A gravastar looks exactly like a black hole from a distance - and, of course, “from a distance” is only ever how we view them, anyway - but here, there’s something different inside. And there could just as well be a “bottom” to reach. Instead of endless singularities, gravastars contain pools of our old friend; dark energy. So often “dark energy” is put forward as an answer to the unanswerable, because it remains a near-total mystery to us, as well. But, when it comes to black holes specifically (or, in this case, gravastars) the natural repulsive-ness of dark energy is key. In a gravastar, matter still falls past the event horizon and beyond our view, but it doesn’t infinitely fall from thereon in… rather it’s repelled by a heart of dark energy, and so rests around the gravastar core. To us, it’s still lost… but to the universe, it’s still there. Importantly, to date, this theory isn’t especially widely supported… but it remains an intriguing possibility. And it hints at how, one day, we may well make discoveries about black holes that could totally change our understanding of physics.

Moving even further out, some researchers entertain altogether different theories on how the universe itself works, in order to explain how a black hole can exist within it. Loop Quantum Gravity is one such theory. It attempts to build an ever-elusive theory of quantum gravity by stating that the universe is actually made out of tiny chunks (or loops) in spacetime.
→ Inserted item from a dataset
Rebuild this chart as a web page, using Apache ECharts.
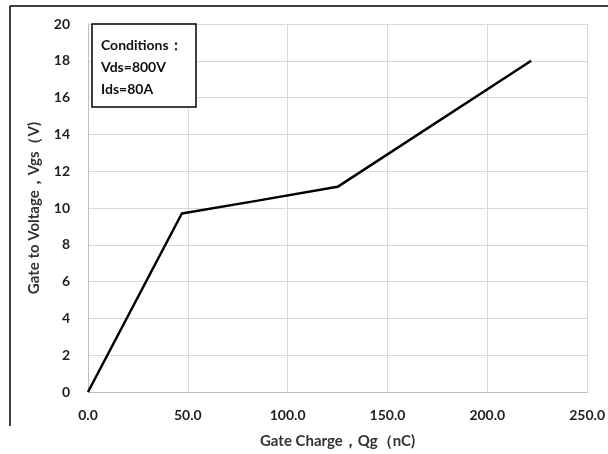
<!DOCTYPE html>
<html>
<head>
<meta charset="utf-8">
<script src="https://cdn.jsdelivr.net/npm/echarts@6/dist/echarts.min.js"></script>
<style>html,body{margin:0;padding:0;background:#fff}#c{width:608px;height:454px}</style>
</head>
<body>
<div id="c"></div>
<script>
const gateCharge = [0, 47, 85, 125, 222];
const gateVoltage = [0, 9.7, 10.4, 11.15, 18];
const xTicks = [0, 50, 100, 150, 200, 250];
const yTicks = [0, 2, 4, 6, 8, 10, 12, 14, 16, 18, 20];
const conditions = ['Conditions：', 'Vds=800V', 'Ids=80A'];
const xName = 'Gate Charge，Qg（nC)';
const yName = 'Gate to Voltage，Vgs（V)';

const FONT = 'Lato, "Noto Sans", sans-serif';
const chart = echarts.init(document.getElementById('c'), null, {renderer: 'canvas'});
chart.setOption({
  backgroundColor: '#fff',
  animation: false,
  grid: {left: 88, right: 20, top: 24, bottom: 62, containLabel: false},
  xAxis: {
    type: 'value', min: xTicks[0], max: xTicks[xTicks.length - 1], interval: 50,
    name: xName, nameLocation: 'middle', nameGap: 42,
    nameTextStyle: {fontFamily: FONT, fontSize: 15, fontWeight: 'bold', color: '#333'},
    axisLine: {show: true, lineStyle: {color: '#bfbfbf', width: 1}},
    axisTick: {show: false},
    splitLine: {show: true, lineStyle: {color: '#d9d9d9', width: 1}},
    axisLabel: {margin: 16, fontFamily: FONT, fontSize: 14, fontWeight: 'bold', color: '#222',
      formatter: v => v.toFixed(1)}
  },
  yAxis: {
    type: 'value', min: yTicks[0], max: yTicks[yTicks.length - 1], interval: 2,
    name: yName, nameLocation: 'middle', nameGap: 46, nameRotate: 90,
    nameTextStyle: {fontFamily: FONT, fontSize: 15, fontWeight: 'bold', color: '#333'},
    axisLine: {show: true, lineStyle: {color: '#bfbfbf', width: 1}},
    axisTick: {show: false},
    splitLine: {show: true, lineStyle: {color: '#d9d9d9', width: 1}},
    axisLabel: {margin: 18, fontFamily: FONT, fontSize: 14, fontWeight: 'bold', color: '#222'}
  },
  series: [{
    type: 'line',
    data: gateCharge.map((x, i) => [x, gateVoltage[i]]),
    showSymbol: false, symbol: 'none',
    lineStyle: {color: '#000', width: 2.5},
    z: 5
  }],
  graphic: [
    {type: 'line', shape: {x1: 10, y1: 6, x2: 608, y2: 6}, style: {stroke: '#000', lineWidth: 1.5}},
    {type: 'line', shape: {x1: 10, y1: 6, x2: 10, y2: 426}, style: {stroke: '#000', lineWidth: 1.5}},
    {type: 'rect', shape: {x: 92, y: 24, width: 104, height: 83},
      style: {fill: '#fff', stroke: '#000', lineWidth: 1.5}, z: 100},
    {type: 'text', left: 101, top: 34, z: 101,
      style: {text: conditions.join('\n'), fontFamily: FONT, fontSize: 14, fontWeight: 'bold',
        fill: '#111', lineHeight: 22}}
  ]
});
</script>
</body>
</html>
There are many other implications if this is true, but for black holes it means that at their bottom there lies something called a Planck Star or Dark Star. In wider physics, the Planck Length is the smallest possible unit of measurement... and, as far as we know, objects can’t exist that are any tinier. A Planck star, then, is also almost impossibly tiny… but it’s suggested, within this model, that it can still repel other energy, and therefore marks an effective “end point for all things” within a black hole. One potential problem with this approach is that it’s been found that black holes, in this scenario, should explode after a short while… but we’ve never known this to happen. One potential get-around, though, involves time dilation around the warped gravity of a black hole messing up their lifetimes so that, to us, they appear to last for billions of years… but, again, these are ideas that are constantly evolving. For now, they represent another possibility, although the true nature of a black hole remains obscured.

So, what’s your verdict? Each of these theories variously abandons our more traditional physics to serve up an answer… be that some kind of temporal singularity, a heart of dark energy, or a determined Planck star standing firm. Then again, these aren’t your only options. According to the Black Hole Cosmology model of the universe, for example, the interior of a black hole doesn’t ever quite reach infinite density. Instead, the collapsing matter hits a breaking point at which stage it powerfully rebounds outward. Only, it doesn’t rebound into our universe… but out into another one, creating something like a tunnel in spacetime and thereby linking us to an altogether different plane of existence. Indeed, this might just be the most bizarre and speculative theory put forward so far… so keep your eyes peeled for an in-depth follow up video, taking a closer look.

Until then, what exactly lies at the bottom of a black hole unfortunately remains a mystery to us. And, based on current knowledge and technology, it may be that we’ll never be able to get close enough to one to totally understand them. Their secrets are well-guarded… but their mystique endures.